**AIM**
Return the lines below exactly, from the first line to the line that contains "ax.text(i, v +". Leave out pictures.

## BEGIN RAW DATA

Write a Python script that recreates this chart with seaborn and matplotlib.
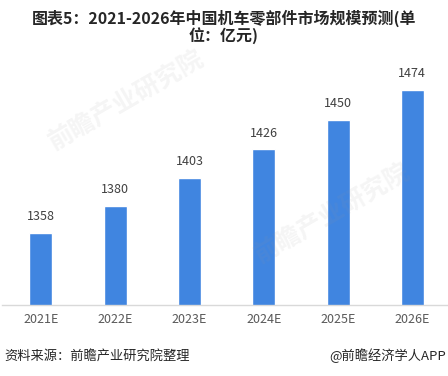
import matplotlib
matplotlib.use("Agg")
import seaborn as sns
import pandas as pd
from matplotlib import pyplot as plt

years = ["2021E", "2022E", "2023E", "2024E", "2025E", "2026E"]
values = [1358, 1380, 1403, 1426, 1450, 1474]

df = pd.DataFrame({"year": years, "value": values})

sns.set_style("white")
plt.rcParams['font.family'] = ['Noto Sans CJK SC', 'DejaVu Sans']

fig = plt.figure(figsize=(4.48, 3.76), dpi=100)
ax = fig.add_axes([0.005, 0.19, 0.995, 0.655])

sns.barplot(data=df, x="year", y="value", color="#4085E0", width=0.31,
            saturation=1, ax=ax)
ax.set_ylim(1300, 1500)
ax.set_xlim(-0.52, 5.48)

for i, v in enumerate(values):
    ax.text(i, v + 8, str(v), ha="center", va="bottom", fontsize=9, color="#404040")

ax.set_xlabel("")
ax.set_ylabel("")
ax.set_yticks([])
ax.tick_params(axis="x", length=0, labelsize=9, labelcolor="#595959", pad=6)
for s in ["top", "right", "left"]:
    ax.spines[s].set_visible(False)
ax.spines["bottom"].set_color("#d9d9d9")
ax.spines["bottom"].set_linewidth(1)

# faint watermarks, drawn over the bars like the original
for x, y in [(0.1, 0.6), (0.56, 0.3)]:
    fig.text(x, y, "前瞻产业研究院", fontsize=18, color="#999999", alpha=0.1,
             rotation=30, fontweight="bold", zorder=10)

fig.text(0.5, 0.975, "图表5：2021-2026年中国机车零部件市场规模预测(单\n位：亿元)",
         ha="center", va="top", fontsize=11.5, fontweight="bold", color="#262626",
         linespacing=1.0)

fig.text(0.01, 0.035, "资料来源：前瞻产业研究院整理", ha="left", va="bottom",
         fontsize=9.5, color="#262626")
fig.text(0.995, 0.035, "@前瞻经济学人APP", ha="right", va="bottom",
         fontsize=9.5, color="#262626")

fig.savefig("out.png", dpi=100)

## END RAW DATA

**THE COMPLETED TASK**
Write a Python script that recreates this chart with seaborn and matplotlib.
import matplotlib
matplotlib.use("Agg")
import seaborn as sns
import pandas as pd
from matplotlib import pyplot as plt

years = ["2021E", "2022E", "2023E", "2024E", "2025E", "2026E"]
values = [1358, 1380, 1403, 1426, 1450, 1474]

df = pd.DataFrame({"year": years, "value": values})

sns.set_style("white")
plt.rcParams['font.family'] = ['Noto Sans CJK SC', 'DejaVu Sans']

fig = plt.figure(figsize=(4.48, 3.76), dpi=100)
ax = fig.add_axes([0.005, 0.19, 0.995, 0.655])

sns.barplot(data=df, x="year", y="value", color="#4085E0", width=0.31,
            saturation=1, ax=ax)
ax.set_ylim(1300, 1500)
ax.set_xlim(-0.52, 5.48)

for i, v in enumerate(values):
    ax.text(i, v + 8, str(v), ha="center", va="bottom", fontsize=9, color="#404040")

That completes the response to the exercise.